The Advance and Perspective on Electrode Materials for Metal–Ion Hybrid Capacitors

Metal–ion hybrid capacitors (MHC), which provide both high energy and high power density, play a key role as a bridge between the two energy storage methods of batteries and supercapacitors. The improvement of the electrochemical performance in these devices depends critically on the exploration of electrode materials which perform increased levels of energy storage. However, high-capacity capacitive materials are much needed to match high-energy battery-type electrodes. The kinetics between the capacitor-type electrodes and battery-type electrodes should be balanced. Benefiting from nanoscience and nanotechnology, their performance level will meet the requirements of practical applications. Although many researchers have reviewed various types of MHCs, available articles in recent years still lack a comprehensive and systematic overview of electrode materials in MHCs.

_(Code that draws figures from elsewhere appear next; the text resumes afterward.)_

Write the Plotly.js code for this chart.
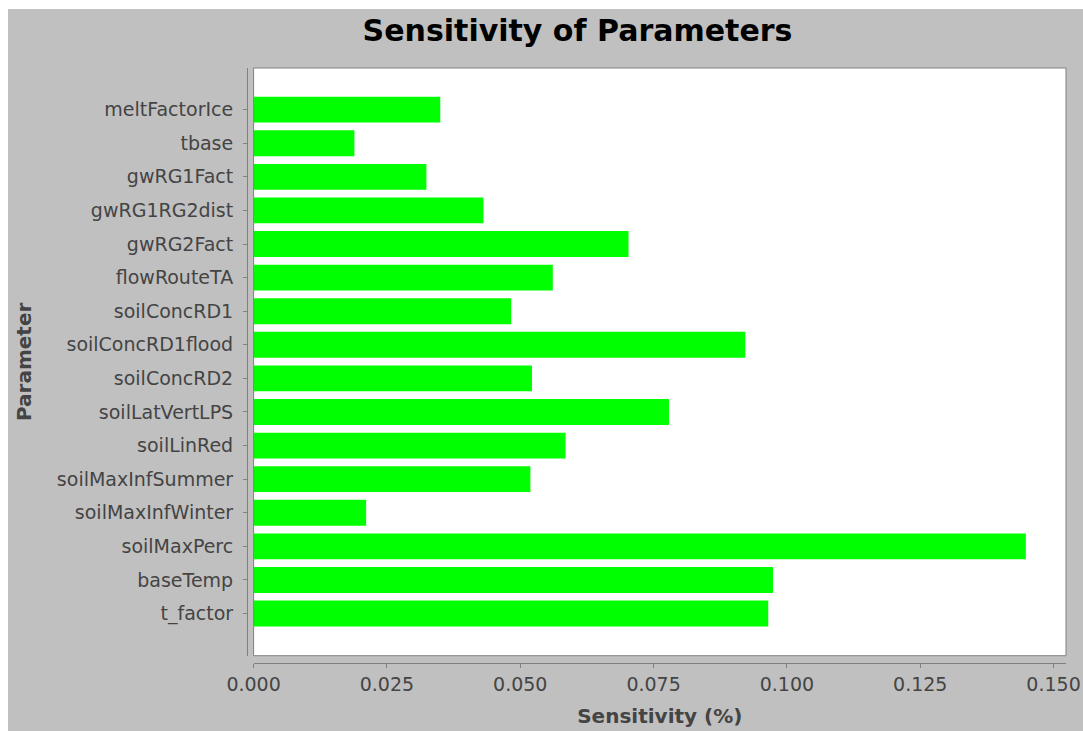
<!DOCTYPE html>
<html>
<head>
<meta charset="utf-8">
<script src="https://cdn.plot.ly/plotly-3.0.1.min.js"></script>
<style>
  html, body { margin: 0; padding: 0; background: #ffffff; }
  #chart { position: absolute; left: 8px; top: 9px; width: 1075px; height: 722px; }
</style>
</head>
<body>
<div id="chart"></div>
<script>
// Data
const parameters = [
  "meltFactorIce", "tbase", "gwRG1Fact", "gwRG1RG2dist", "gwRG2Fact",
  "flowRouteTA", "soilConcRD1", "soilConcRD1flood", "soilConcRD2",
  "soilLatVertLPS", "soilLinRed", "soilMaxInfSummer", "soilMaxInfWinter",
  "soilMaxPerc", "baseTemp", "t_factor"
];
const sensitivity = [
  0.0350, 0.0189, 0.0324, 0.0431, 0.0703,
  0.0561, 0.0483, 0.0922, 0.0522,
  0.0779, 0.0585, 0.0519, 0.0211,
  0.1448, 0.0974, 0.0965
];
const xTickValues = [0, 0.025, 0.05, 0.075, 0.1, 0.125, 0.15];
const xTickLabels = ["0.000", "0.025", "0.050", "0.075", "0.100", "0.125", "0.150"];

const W = 1075, H = 722;
const margin = { l: 238.7, r: 17.3, t: 58.5, b: 68 };
const plotW = W - margin.l - margin.r;
const plotH = H - margin.t - margin.b;
const xd0 = 6.6 / plotW;
const yd0 = 7.3 / plotH;

const tickFont = { family: "DejaVu Sans, Verdana, sans-serif", size: 19, color: "#444444" };
const axisTitleFont = { family: "DejaVu Sans, Verdana, sans-serif", size: 20, color: "#444444", weight: "bold" };

const trace = {
  type: "bar",
  orientation: "h",
  x: sensitivity,
  y: parameters,
  width: 0.77,
  marker: { color: "#00ff00", line: { width: 0 } },
  hoverinfo: "x+y"
};

const layout = {
  width: W,
  height: H,
  margin: margin,
  paper_bgcolor: "#c0c0c0",
  plot_bgcolor: "#ffffff",
  showlegend: false,
  title: {
    text: "Sensitivity of Parameters",
    font: { family: "DejaVu Sans, Verdana, sans-serif", size: 30, color: "#000000", weight: "bold" },
    xref: "container", x: 569.5 / W, xanchor: "center",
    yref: "container", y: 1 - 21 / H, yanchor: "middle"
  },
  xaxis: {
    domain: [xd0, 1],
    anchor: "free",
    position: 0,
    range: [0, 0.15233],
    tickvals: xTickValues,
    ticktext: xTickLabels,
    ticks: "outside",
    ticklen: 4,
    tickwidth: 1,
    tickcolor: "#808080",
    showline: true,
    linecolor: "#808080",
    linewidth: 1,
    showgrid: false,
    zeroline: false,
    tickfont: tickFont,
    title: { text: "Sensitivity (%)", font: axisTitleFont, standoff: 15 }
  },
  yaxis: {
    domain: [yd0, 1],
    anchor: "free",
    position: 0,
    type: "category",
    categoryorder: "array",
    categoryarray: parameters,
    range: [16.255, -1.24],
    ticks: "outside",
    ticklen: 4,
    tickwidth: 1,
    tickcolor: "#808080",
    showline: true,
    linecolor: "#808080",
    linewidth: 1,
    showgrid: false,
    zeroline: false,
    tickfont: tickFont,
    ticklabelstandoff: 6,
    title: { text: "Parameter", font: axisTitleFont, standoff: 18 }
  },
  shapes: [{
    type: "rect",
    xref: "x domain", yref: "y domain",
    x0: 0, x1: 1, y0: 0, y1: 1,
    line: { color: "#808080", width: 1 },
    fillcolor: "rgba(0,0,0,0)",
    layer: "above"
  }]
};

Plotly.newPlot("chart", [trace], layout, { displayModeBar: false, staticPlot: true });
</script>
</body>
</html>
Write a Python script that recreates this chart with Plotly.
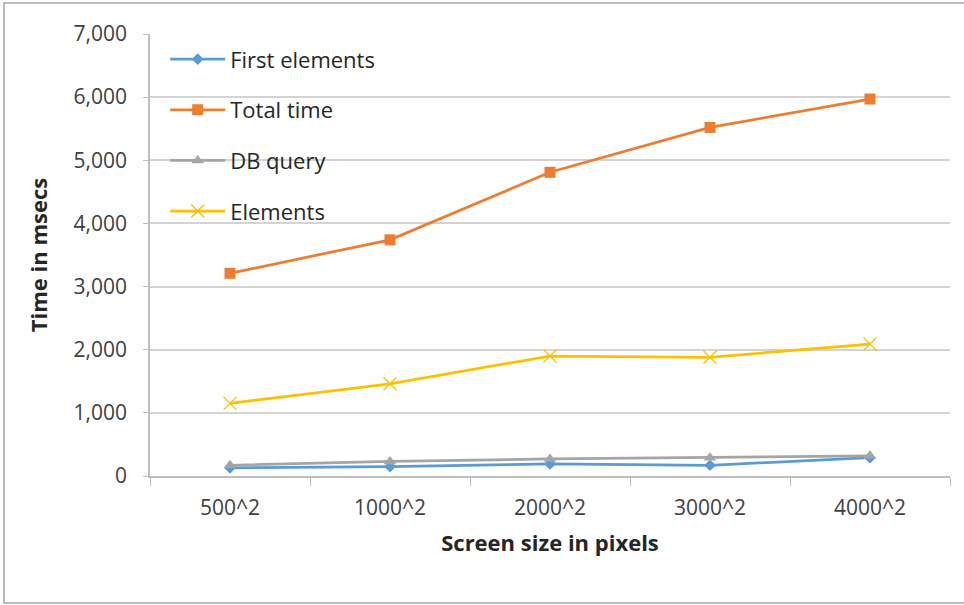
import plotly.graph_objects as go

# Screen sizes tested and measured timings (milliseconds)
categories = ["500^2", "1000^2", "2000^2", "3000^2", "4000^2"]
first_elements = [130, 150, 190, 170, 290]
total_time = [3210, 3740, 4810, 5520, 5970]
db_query = [170, 230, 270, 290, 320]
elements = [1150, 1460, 1900, 1880, 2090]

FONT = "Open Sans"
W, H = 964, 605
L, R, T, B = 150, 14, 34, 129

series = [
    ("First elements", first_elements, "#5b9bd5", dict(symbol="diamond", size=9)),
    ("Total time", total_time, "#ed7d31", dict(symbol="square", size=11)),
    ("DB query", db_query, "#a5a5a5", dict(symbol="triangle-up", size=11)),
    ("Elements", elements, "#ffc000", dict(symbol="x-thin", size=13, line=dict(width=1.3, color="#ffc000"))),
]

fig = go.Figure()
for i, (name, vals, color, marker) in enumerate(series):
    fig.add_trace(go.Scatter(
        x=categories, y=vals, name=name, mode="lines+markers",
        line=dict(color=color, width=2.75),
        marker=dict(color=color, **marker),
        legendgroup=f"g{i}",
    ))

pw = W - L - R
ph = H - T - B

fig.update_layout(
    width=W, height=H,
    margin=dict(l=L, r=R, t=T, b=B),
    paper_bgcolor="white", plot_bgcolor="white",
    font=dict(family=FONT, size=21, color="#262626"),
    legend=dict(
        x=0.019, y=0.99, xanchor="left", yanchor="top",
        bgcolor="rgba(0,0,0,0)", font=dict(size=22, color="#262626"),
        tracegroupgap=19, traceorder="grouped", itemwidth=55,
    ),
    xaxis=dict(
        type="category", range=[-0.5, 4.5],
        showgrid=False,
        showline=True, linecolor="#bfbfbf", linewidth=1.5,
        ticks="outside", tickson="boundaries", ticklen=8, tickcolor="#bfbfbf",
        ticklabelstandoff=12,
        tickfont=dict(size=21, color="#404040"),
        title=dict(text="<b>Screen size in pixels</b>", font=dict(size=22, color="#262626"), standoff=16),
    ),
    yaxis=dict(
        range=[0, 7000], dtick=1000, tickformat=",",
        showgrid=True, gridcolor="#d4d4d4", gridwidth=1.75,
        showline=True, linecolor="#bfbfbf", linewidth=1.5,
        ticks="outside", ticklen=5, tickcolor="#bfbfbf",
        ticklabelstandoff=12,
        tickfont=dict(size=21, color="#404040"),
        zeroline=False,
        title=dict(text="<b>Time in msecs</b>", font=dict(size=22, color="#262626"), standoff=20),
    ),
)

# Outer chart-area border
def px_x(v):
    return (v - L) / pw

def px_y(v):
    return (H - B - v) / ph

fig.add_shape(
    type="rect", xref="paper", yref="paper",
    x0=px_x(4), x1=px_x(975), y0=px_y(603), y1=px_y(3),
    line=dict(color="#a6a6a6", width=1.5), fillcolor="rgba(0,0,0,0)", layer="below",
)

fig.write_html("out.html")
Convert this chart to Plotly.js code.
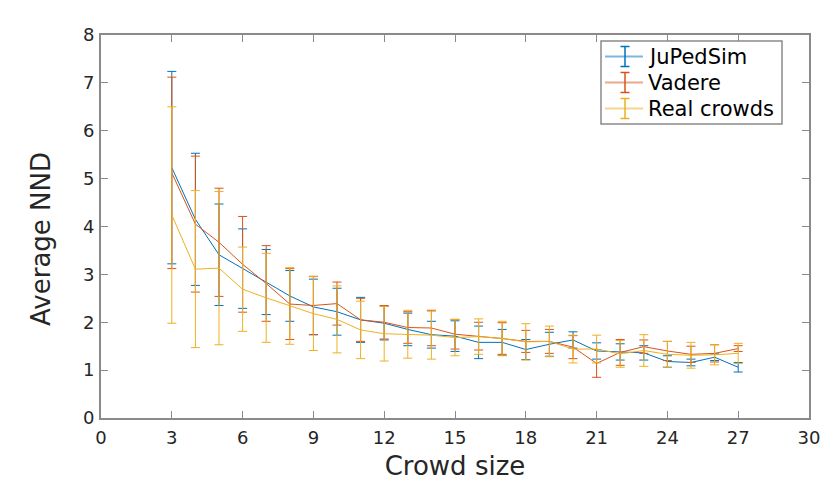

Herein, the progress made in the field of hybrid ion capacitors is systematically reviewed, focusing on lithium, sodium, potassium, zinc, magnesium, calcium, and aluminum–ion hybrid capacitors. Initially, the device assembly modes and the charge storage mechanisms of MHCs are described. Subsequently, recent advances in electrode materials and pretreatment techniques for MHCs are highlighted. Finally, the challenges associated with MHCs are discussed and the continuing research directions are highlighted.